Tuesday, May 21, 2013

Fun With My Kntting Machine.

Still on a mission to improve my knitting machine skills, I waste a lot of time  do a lot of research on ravelry and other web sites that focus on machine knitting.  It was on one of those sites that I recently came across a simple pattern for a machine knit Tee.  T Time.
A  bodice  knit sideways and a body knit in the normal direction give this Tee it's distinctive look.  Sideways knitting, my research suggests, is common in machine-knitted garments.  Is it easier??  Fancier??  Simpler??  I am not sure, but to me it seems as if that style crops up more often in machine knit patterns than  it does in hand knits.

I am happy with my T Time.  Just a few hours on the machine and I am wearing a new top.


Pattern:  T Time
Yarn: Cotton Tweed by Cabin Fever
Tension:  Stitch Dial -  4,  Upper Tension -7.
Modifications:  I shortened  the sleeves from the suggested 3/4 length to elbow length.   More appropriate for summer wear, I thought. And, I lengthened the lower portion so my overall Tee is 22 inches long.

What Did I Learn?  
Sideways knitting looks quite attractive - especially when offset by contrasting,  vertical knitting. 

The sideways knit with it's boat neck shaping required no edging.  The slight, under curl at the neck provides just the right amount of neck shaping to make the Tee comfortable to wear.  
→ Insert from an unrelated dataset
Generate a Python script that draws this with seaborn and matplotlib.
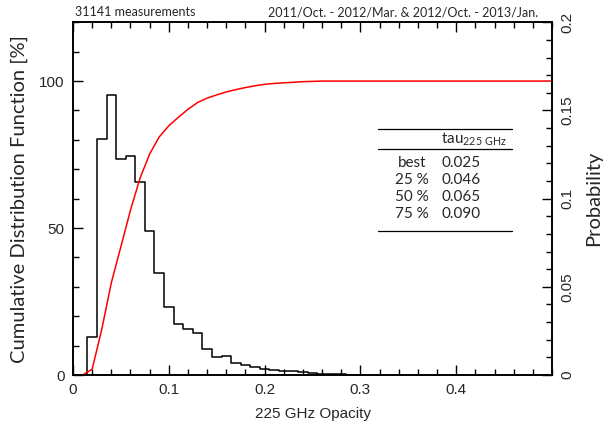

The pattern of 5 needles working, one needle not working creates a 'rib' like look and also means no curling at the lower edges. 
The combination of  using a DKweight yarn (22 sts) instead of a KW weight (20sts) suggested by the pattern, coupled with  the seam that joins the  horizontal section to the vertical portion  makes for a bit of a tight band across the chest.  My yarn, a cotton/acrylic blend will stretch with wear  - and has already done so - but next time I would sew a much looser seam and knit with yarn that comes closer to pattern gauge.
T Time would make a lovely winter pullover.  Knit in wool, with the longer sleeves, it would be a perfect candidate for self striping yarns, like Noro, Marble or any sock yarn.  And - it is done before dinner.  My favourite thing.


Anonymous said...

That looks lovely, Brenda! Amazing about the time savings.


Deb @ cabinfever said...

I'm totally impressed. This is a wonderful sweater. I'm going to a machine knitting class at the Haliburton School of Fine Arts and hope I am as successful as you have been.

Sel and Poivre said...

That is great looking! I love the cool simplicity of it and the graphic quality of the two directions. It also very nicely shows off that great necklace!

Vera said...

I really like that sweater. I wish I had a pattern for it that was hand knit since I don't have a machine. Must try to find one on the internet.

Needles said...

I might use this kind of thinking for the rest of that darn Domino yarn. Machine it!

Sandra said...

now I have to find yarn to make this - it's really lovely, and will get me back to my machine...

Sigrun said...

I love it. I thought you picked up the sts from the yoke and knit downwards--was surprised to read that you seamed. I have agreed to give a machine workshop at a weekend retreat later in summer. I'm nervous--know how to do stuff, but don't know if I can teach it. I'm doing it for free (sort of--food and accommodations), so we'll see how it goes.
I also love the ribbed look of unworked stitch.
Great job. Love it.

I'm working on the Master Knitter Program (hand knit), but am tempted to take the machine program when I'm done.

Jan said...

So pretty and so awesome that bit is done in a few hours!